Rows from a dataset of charts and code:
....

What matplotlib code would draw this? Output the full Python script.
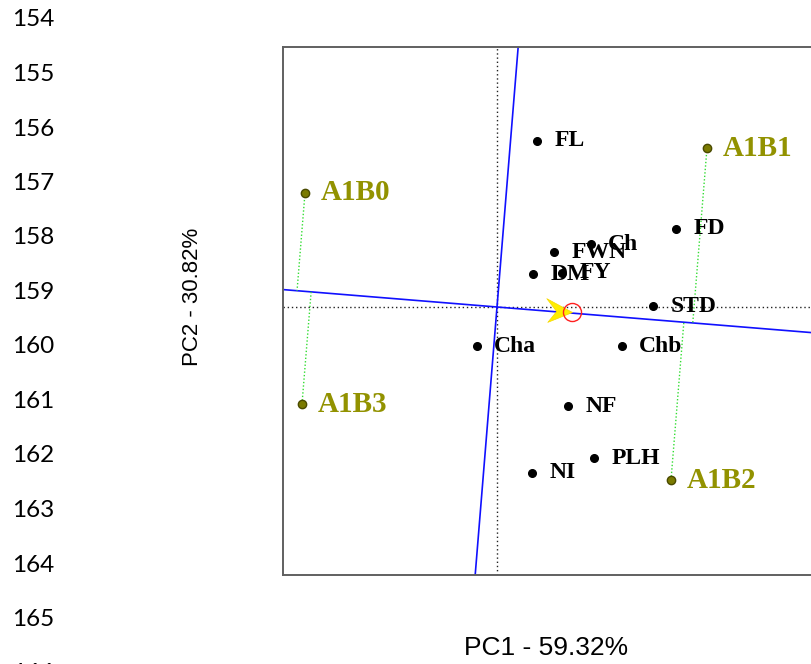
import numpy as np
import matplotlib
matplotlib.use("Agg")
import matplotlib.pyplot as plt
from matplotlib.path import Path

# ---------------- data ----------------
trait_names = ["FL", "FD", "FWN", "Ch", "DM", "FY", "STD", "Cha", "Chb", "NF", "PLH", "NI"]
trait_pc1 = [0.40, 1.79, 0.57, 0.94, 0.36, 0.65, 1.56, -0.20, 1.25, 0.71, 0.97, 0.35]
trait_pc2 = [1.66, 0.78, 0.55, 0.63, 0.33, 0.34, 0.01, -0.39, -0.39, -0.99, -1.51, -1.66]

env_names = ["A1B0", "A1B1", "A1B2", "A1B3"]
env_pc1 = [-1.92, 2.10, 1.74, -1.95]
env_pc2 = [1.14, 1.59, -1.73, -0.97]

axis_slope = -0.0814          # slope of the blue reference line through the origin
avg_point = [0.75, -0.05]     # average (circle / arrow) position
line_numbers = list(range(154, 167))
xlabel = "PC1 - 59.32%"
ylabel = "PC2 - 30.82%"

xlim = (-2.14, 3.21)
ylim = (-2.68, 2.60)

# ---------------- figure ----------------
W, H = 811, 664
fig = plt.figure(figsize=(W / 100, H / 100), dpi=100)
left_px, right_px, top_px, bot_px = 283, 818, 47, 575
ax = fig.add_axes([left_px / W, 1 - bot_px / H, (right_px - left_px) / W, (bot_px - top_px) / H])
ax.set_xlim(*xlim)
ax.set_ylim(*ylim)
ax.set_xticks([])
ax.set_yticks([])
for s in ["top", "left", "bottom"]:
    ax.spines[s].set_color("#606060")
    ax.spines[s].set_linewidth(1.4)
ax.spines["right"].set_visible(False)

# dotted axes through origin
ax.axhline(0, color="#222222", lw=1.0, ls=(0, (1, 2)), zorder=1)
ax.axvline(0, color="#222222", lw=1.0, ls=(0, (1, 2)), zorder=1)

# blue reference lines
xs = np.array(xlim)
ax.plot(xs, axis_slope * xs, color="#1010ff", lw=1.2, zorder=2)
perp = -1.0 / axis_slope
ys = np.array(ylim)
ax.plot(ys / perp, ys, color="#1010ff", lw=1.2, zorder=2)

# projections of environments onto blue line (green dotted)
d = np.array([1.0, axis_slope]) / np.hypot(1.0, axis_slope)
for x, y in zip(env_pc1, env_pc2):
    p = np.array([x, y])
    proj = d * np.dot(p, d)
    ax.plot([x, proj[0]], [y, proj[1]], color="#33dd33", lw=1.0, ls=(0, (1, 1.5)), zorder=2)

# average-environment arrow + circle
arrow = Path([(0, 0), (-26, 14), (-16, 1), (-25, -10), (0, 0)],
             [Path.MOVETO, Path.LINETO, Path.LINETO, Path.LINETO, Path.CLOSEPOLY])
ax.plot([avg_point[0]], [avg_point[1]], marker=arrow, markersize=37, color="#ffee00",
        markeredgecolor="#f5d800", markeredgewidth=0.5, zorder=3)
ax.plot([avg_point[0]], [avg_point[1]], marker="o", markersize=13, markerfacecolor="none",
        markeredgecolor="#ff2020", markeredgewidth=1.0, zorder=4)

# traits
ax.plot(trait_pc1, trait_pc2, "o", color="black", markersize=5.5, zorder=5)
for n, x, y in zip(trait_names, trait_pc1, trait_pc2):
    ax.annotate(n, (x, y), xytext=(12.5, 0), textcoords="offset points", va="center", ha="left",
                fontsize=17, fontweight="bold", family="Liberation Serif", color="black", zorder=6)

# environments
env_col = "#929200"
ax.plot(env_pc1, env_pc2, "o", color="#7a7a00", markeredgecolor="#4a4a00", markersize=6, zorder=5)
for n, x, y in zip(env_names, env_pc1, env_pc2):
    ax.annotate(n, (x, y), xytext=(11, 0), textcoords="offset points", va="center", ha="left",
                fontsize=21, fontweight="bold", family="Liberation Serif", color=env_col, zorder=6)

# line numbers at the left margin
for i, n in enumerate(line_numbers):
    ypx = 20 + i * 54.5
    fig.text(12 / W, 1 - ypx / H, str(n), ha="left", va="center", fontsize=17.5,
             family="Lato", color="black")

fig.text(546 / W, 1 - 648 / H, xlabel, ha="center", va="center", fontsize=19,
         family="Liberation Sans")
fig.text(193 / W, 1 - 297 / H, ylabel, ha="center", va="center", fontsize=16,
         family="Liberation Sans", rotation=90)

fig.savefig("out.png", dpi=100)
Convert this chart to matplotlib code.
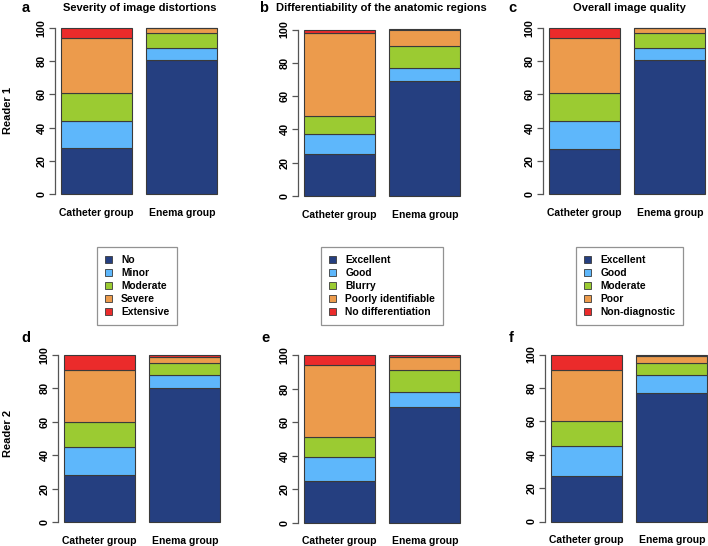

....

Scan the material above for the word "this". Copy each line where it occurs.

What matplotlib code would draw this? Output the full Python script.
Convert this chart to matplotlib code.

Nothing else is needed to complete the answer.